Unreasonable Risk-Taking

 

Unreasonable risk-takers are individuals who tend to over-emphasize the resources they have available or can acquire to accomplish their objectives. Or, they’re people who under-emphasize the barriers that are likely to get in their way.

There’s been a lot of emphasis in the past decade or so on risk-taking as a positive trait of high achieving individuals. Most corporate environments don’t encourage risk-taking. Neither do government bureaucracies. So “unreasonable risk-taking” might not seem like much of a problem, except that we’re talking about increasing power and influence with others. That demands that you take risks, provide leadership, and create visions for others. So risk-taking comes with the territory of adaptability.

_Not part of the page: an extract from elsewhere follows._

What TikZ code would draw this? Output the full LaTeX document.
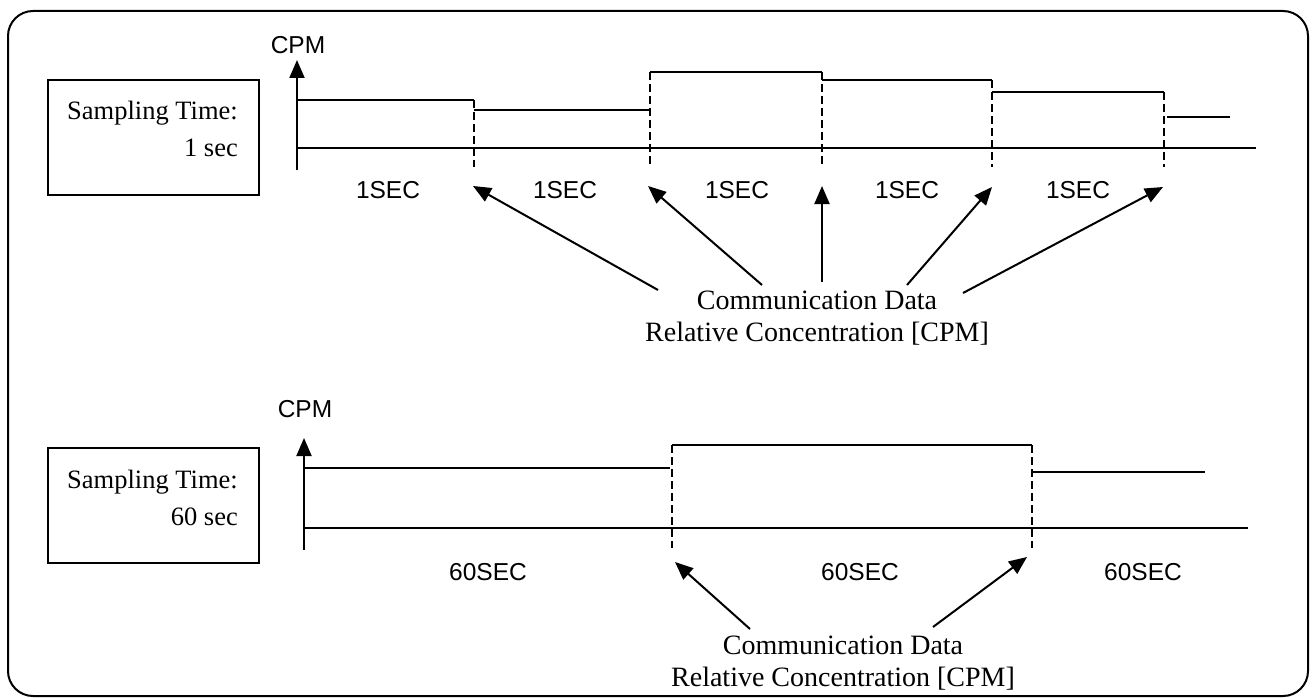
\documentclass[tikz,border=0pt]{standalone}
\usepackage{fontspec}
\setmainfont{Liberation Serif}
\newfontfamily\arialfont{Liberation Sans}
\usetikzlibrary{arrows.meta}

\tikzset{
	sig/.style={line width=2pt},
	cut/.style={line width=2pt, dash pattern=on 8pt off 4pt},
	pointer/.style={line width=2pt, -{Triangle[length=18pt,width=15pt]}},
	sampbox/.style={draw, line width=2pt, minimum width=211pt, minimum height=115pt, inner sep=0pt},
	sectext/.style={font=\arialfont\fontsize{24.5}{28}\selectfont, inner sep=0pt},
	boxtext/.style={font=\fontsize{26.5}{30}\selectfont, inner sep=0pt, anchor=base east},
	comtext/.style={font=\fontsize{28}{32}\selectfont, align=center, inner sep=0pt}
}

\begin{document}
\begin{tikzpicture}[x=1pt, y=-1pt]
			\useasboundingbox (0,0) rectangle (1316,698);
			%Frame
			\draw[line width=2pt, rounded corners=25pt] (8,11) rectangle (1308,696);
			
			%Sampling 1 sec
			\node[sampbox] (box1) at (153.5,137.5) {};
			\node[boxtext] (samp1) at (238,120) {Sampling Time:};
			\node[boxtext] (secs1) at (238,157) {1 sec};
			
			%Axes
			\node[sectext] (cpm1) at (298,45) {CPM};
			\draw[pointer] (297,170) -- (297,60);
			\draw[sig] (297,148) -- (1256,148);
			
			%Steps
			\draw[sig] (297,100) -- (474,100);
			\draw[sig] (474,110) -- (650,110);
			\draw[sig] (650,72) -- (822,72);
			\draw[sig] (822,80) -- (992,80);
			\draw[sig] (992,92) -- (1164,92);
			\draw[sig] (1167,117) -- (1230,117);
			
			%Cuts
			\draw[cut] (474,100) -- (474,167);
			\draw[cut] (650,72) -- (650,167);
			\draw[cut] (822,72) -- (822,167);
			\draw[cut] (992,80) -- (992,167);
			\draw[cut] (1164,92) -- (1164,167);
			
			\node[sectext] (sec1) at (388,190) {1SEC};
			\node[sectext] (sec2) at (565,190) {1SEC};
			\node[sectext] (sec3) at (737,190) {1SEC};
			\node[sectext] (sec4) at (907,190) {1SEC};
			\node[sectext] (sec5) at (1078,190) {1SEC};
			
			%Communication Data
			\node[comtext] (com1) at (817,318) {Communication Data\\Relative Concentration [CPM]};
			\coordinate (a1) at (658,290);
			\coordinate (a2) at (762,285);
			\coordinate (a3) at (822,282);
			\coordinate (a4) at (907,285);
			\coordinate (a5) at (963,293);
			\coordinate (t1) at (473,186);
			\coordinate (t2) at (648,186);
			\coordinate (t3) at (822,186);
			\coordinate (t4) at (992,187);
			\coordinate (t5) at (1163,187);
			\draw[pointer] (a1) -- (t1);
			\draw[pointer] (a2) -- (t2);
			\draw[pointer] (a3) -- (t3);
			\draw[pointer] (a4) -- (t4);
			\draw[pointer] (a5) -- (t5);
			
			%Sampling 60 sec
			\node[sampbox] (box2) at (153.5,505.5) {};
			\node[boxtext] (samp2) at (238,488) {Sampling Time:};
			\node[boxtext] (secs2) at (238,525) {60 sec};
			
			%Axes
			\node[sectext] (cpm2) at (305,409) {CPM};
			\draw[pointer] (304,550) -- (304,438);
			\draw[sig] (304,528) -- (1248,528);
			
			%Steps
			\draw[sig] (304,468) -- (670,468);
			\draw[sig] (672,445) -- (1032,445);
			\draw[sig] (1032,472) -- (1205,472);
			
			%Cuts
			\draw[cut] (672,445) -- (672,548);
			\draw[cut] (1032,445) -- (1032,548);
			
			\node[sectext] (sec6) at (488,572) {60SEC};
			\node[sectext] (sec7) at (860,572) {60SEC};
			\node[sectext] (sec8) at (1143,572) {60SEC};
			
			%Communication Data
			\node[comtext] (com2) at (843,663) {Communication Data\\Relative Concentration [CPM]};
			\coordinate (b1) at (750,629);
			\coordinate (b2) at (933,627);
			\coordinate (u1) at (675,562);
			\coordinate (u2) at (1027,557);
			\draw[pointer] (b1) -- (u1);
			\draw[pointer] (b2) -- (u2);
\end{tikzpicture}
\end{document}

This is just a note of caution to take reasonable risks. Psychologist David McClelland and others who have researched high achievers say the most successful individuals take moderate risks which have a 30 percent to 70 percent chance of being accomplished. Taking a risk on something that has less than a 30 percent chance of success is considered reckless behavior rather than reasonable risk taking. This is especially true if you’re risking the resources of other people in the process.

Accomplishing something, which has over 70 percent chance of success, is essentially not taking a risk in the first place. Assessing risk involves both looking at what positive factors are in the plan, as well as the negative factors that stand to get in the way. There’s usually no way to do an ironclad assessment of a plan. Oftentimes the factor that weights the balance in one direction or the other is the person taking the risk. How much follow-through do you have? How much energy are you going to bring to the enterprise? If the going gets tough, can you count on yourself to keep going?

A great majority of businesses begun by individuals in this country fail within the first 5 years. Starting a new business is always a risk, but a good business plan upfront will help assess the chances for success. According to Michael Gerber, who runs a nationwide training company for fledgling entrepreneurs, the number one reason for the failure of startup businesses is under-estimation of the resources it takes to keep a business going. Under-estimate of the capital required, under-estimate of the time it takes, and under-estimate of the expertise it takes to run your own business. Yet every year, hundreds of thousands of people hang out their sign, print their business cards and wait for their first customer or client.

And the good news is that tens of thousands of those businesses do succeed. Because they’ve taken a reasonable risk.